Personal information
- Full name: Charles Vincent MacKay
- Born: 3 May 1880 Woods Point, Victoria
- Died: 26 April 1953 (aged 72) South Yarra, Victoria
- Original team: Trinity College

Playing career^{1}
- Years: Club / Games (Goals)
- 1905–06: Melbourne / 12 (7)
- ^{1} Playing statistics correct to the end of 1911.

= Charlie MacKay =

Australian rules footballer and medical specialist

Charles Vincent MacKay (3 May 1880 – 26 April 1953) was a noted Australian medical specialist and an Australian rules footballer who played for Melbourne in the Victorian Football League (VFL).

==Family==
The son of Donald MacKay (1849–1934), and Eleanor (a.k.a. "Helen") MacKay (1855–1930), née Vincent, Charles Vincent MacKay was born at Woods Point, Victoria on 3 May 1880.

He married Rose Nita née Collins, née Mackay (1890–1973) in Marylebone, London, England in 1927.

==Football==
Charles MacKay played VFL football while studying medicine at Trinity College.

==Medicine==
He graduated in medicine from the University of Melbourne at the end of 1905.

Following his graduation, MacKay worked in several Melbourne hospitals, completing a Doctorate of Medicine by Thesis in 1910, and taking on the role of medical superintendent of the Melbourne Hospital in 1911.

==Military service==
At the outbreak of World War I, MacKay joined the Royal Army Medical Corps in England, where he was twice Mentioned in Despatches. Promoted to lieutenant-colonel, he took command of the No 80 General Hospital in Salonika during the latter stages of the war.

==Post-war Medicine==
MacKay remained in England for several years following the war; and, after returning to Australia, he served as medical assistant to the director of the Australian Institute of Anatomy, Canberra, in 1936, and as acting director in 1937.

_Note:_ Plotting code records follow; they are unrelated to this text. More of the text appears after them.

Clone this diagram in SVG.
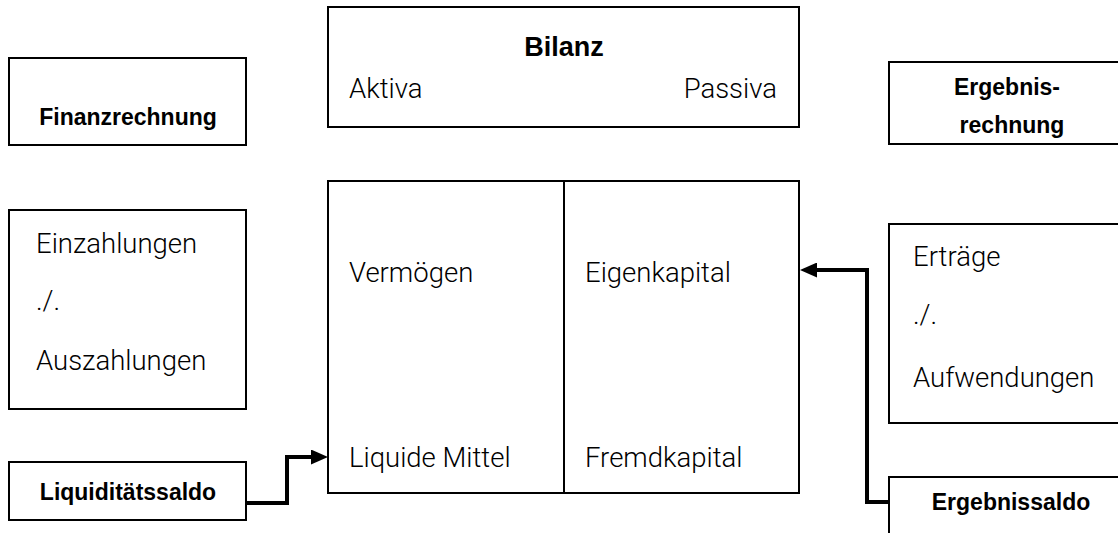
<svg xmlns="http://www.w3.org/2000/svg" width="1118" height="533" viewBox="0 0 1118 533">
<style>
.box{fill:#fff;stroke:#000;stroke-width:2}
.b{font-family:"Liberation Sans",Arial,sans-serif;font-weight:bold;font-size:23px;fill:#000;text-anchor:middle}
.t{font-family:Roboto,"Liberation Sans",sans-serif;font-weight:300;font-size:27.5px;fill:#000}
.conn{fill:none;stroke:#000;stroke-width:4}
</style>
<defs>
<marker id="ah" markerUnits="userSpaceOnUse" markerWidth="17" markerHeight="15" refX="7" refY="7.5" orient="auto">
<path d="M0,0 L17,7.5 L0,15 z" fill="#000"/>
</marker>
</defs>
<g id="finanzrechnung">
<rect class="box" x="9" y="58" width="237" height="87"/>
<text class="b" x="128" y="125">Finanzrechnung</text>
</g>
<g id="bilanz-kopf">
<rect class="box" x="328" y="7" width="471" height="120"/>
<text class="b" x="564" y="56" style="font-size:27px">Bilanz</text>
<text class="t" x="349" y="98">Aktiva</text>
<text class="t" x="777" y="98" text-anchor="end">Passiva</text>
</g>
<g id="ergebnisrechnung">
<rect class="box" x="889" y="62" width="250" height="82"/>
<text class="b" x="1007" y="95">Ergebnis-</text>
<text class="b" x="1012" y="133">rechnung</text>
</g>
<g id="zahlungen">
<rect class="box" x="9" y="210" width="237" height="199"/>
<text class="t" x="36" y="253">Einzahlungen</text>
<text class="t" x="36" y="310">./.</text>
<text class="t" x="36" y="370">Auszahlungen</text>
</g>
<g id="bilanz">
<rect class="box" x="328" y="181" width="471" height="312"/>
<line x1="564" y1="181" x2="564" y2="493" stroke="#000" stroke-width="2"/>
<text class="t" x="349" y="282">Vermögen</text>
<text class="t" x="585" y="282">Eigenkapital</text>
<text class="t" x="349" y="467">Liquide Mittel</text>
<text class="t" x="585" y="467">Fremdkapital</text>
</g>
<g id="ertraege">
<rect class="box" x="889" y="224" width="250" height="199"/>
<text class="t" x="913" y="266">Erträge</text>
<text class="t" x="913" y="324">./.</text>
<text class="t" x="913" y="387">Aufwendungen</text>
</g>
<g id="liquiditaetssaldo">
<rect class="box" x="9" y="462" width="237" height="58"/>
<text class="b" x="128" y="500">Liquiditätssaldo</text>
</g>
<g id="ergebnissaldo">
<rect class="box" x="889" y="477" width="250" height="70"/>
<text class="b" x="1011" y="510">Ergebnissaldo</text>
</g>
<g id="connectors">
<path class="conn" d="M246,503 H287 V457 H318" marker-end="url(#ah)"/>
<path class="conn" d="M889,502 H867 V270 H810" marker-end="url(#ah)"/>
</g>
</svg>
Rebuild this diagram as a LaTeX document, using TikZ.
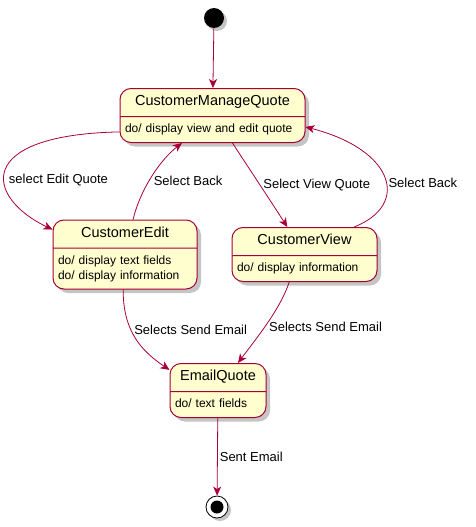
\documentclass[tikz,border=0pt]{standalone}
\usepackage{fontspec}
\setmainfont{Liberation Sans}
\usetikzlibrary{shapes.multipart, arrows.meta, shadows}

\definecolor{plumred}{HTML}{A80036}
\definecolor{plumfill}{HTML}{FEFECE}

\newcommand{\namefont}{\fontsize{14.5}{17}\selectfont}
\newcommand{\descfont}{\fontsize{12}{15}\selectfont}
\newcommand{\statename}[1]{\makebox[\linewidth]{\namefont\strut #1}}

\begin{document}
\begin{tikzpicture}[x=1pt, y=-1pt, thick]
        % Define block styles
        \tikzstyle{statebox} = [rectangle split, rectangle split parts=2, draw=plumred, fill=plumfill, line width=1pt, rounded corners=11pt, align=left, inner xsep=5pt, inner ysep=5pt, font=\descfont, drop shadow={shadow xshift=4pt, shadow yshift=-4pt, fill=black!45, opacity=.5}]
        \tikzstyle{startdot} = [circle, fill=black, minimum size=20pt, inner sep=0pt, drop shadow={shadow xshift=3pt, shadow yshift=-3pt, fill=black!45, opacity=.5}]
        \tikzstyle{enddot} = [circle, draw=black, fill=white, line width=0.8pt, minimum size=22pt, inner sep=0pt, path picture={\fill[black] (path picture bounding box.center) circle (6.5pt);}, drop shadow={shadow xshift=3pt, shadow yshift=-3pt, fill=black!45, opacity=.5}]
        \tikzstyle{line} = [draw=plumred, line width=0.8pt, -{Stealth[length=9pt, width=8pt, inset=2.5pt]}]
        \tikzstyle{lbl} = [font=\fontsize{13}{15}\selectfont, anchor=west, inner sep=1pt]

        \useasboundingbox (0,0) rectangle (475,527);

        % Define nodes
        \node [startdot] (start) at (214,18) {};
        \node [statebox, text width=175pt] (cmq) at (212.5,115.5) {\statename{CustomerManageQuote}\nodepart{second}\strut do/ display view and edit quote};
        \node [statebox, text width=134pt] (edit) at (125,254.5) {\statename{CustomerEdit}\nodepart{second}\strut do/ display text fields\\\strut do/ display information};
        \node [statebox, text width=135pt] (view) at (304.5,254.5) {\statename{CustomerView}\nodepart{second}\strut do/ display information};
        \node [statebox, text width=86pt] (email) at (218,390.5) {\statename{EmailQuote}\nodepart{second}\strut do/ text fields};
        \node [enddot] (final) at (217,507) {};

        % Connect nodes with paths
        \draw[line] (start) -- (cmq);
        \draw[line] (cmq.190) .. controls (-28,135) and (-14,198) .. node[lbl, pos=.58, xshift=3pt] {select Edit Quote} (edit.161);
        \draw[line] (edit.77) .. controls (140,190) and (160,160) .. node[lbl, pos=.45, xshift=3pt] {Select Back} (cmq.222);
        \draw[line] (cmq.306) .. controls (250,170) and (270,200) .. node[lbl, pos=.5, xshift=2pt] {Select View Quote} (view.122);
        \draw[line] (view.29) .. controls (410,205) and (395,150) .. node[lbl, pos=.45, xshift=1pt] {Select Back} (cmq.353);
        \draw[line] (edit.267) .. controls (123,330) and (140,350) .. node[lbl, pos=.4, xshift=2pt] {Selects Send Email} (email.157);
        \draw[line] (view.241) .. controls (280,310) and (255,340) .. node[lbl, pos=.53, xshift=3pt] {Selects Send Email} (email.54);
        \draw[line] (email) -- node[lbl, pos=.5, xshift=1pt] {Sent Email} (final);

    \end{tikzpicture}
\end{document}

MacKay was appointed as director of the Anti-Cancer Council of Victoria in 1939.

During World War II, he was wartime executive medical officer of the Medical Equipment Control Committee, and after the war, he joined the Cancer Institute as a secretary and later served as its executive medical officer.

==Death==
He died at his residence on 26 April 1953.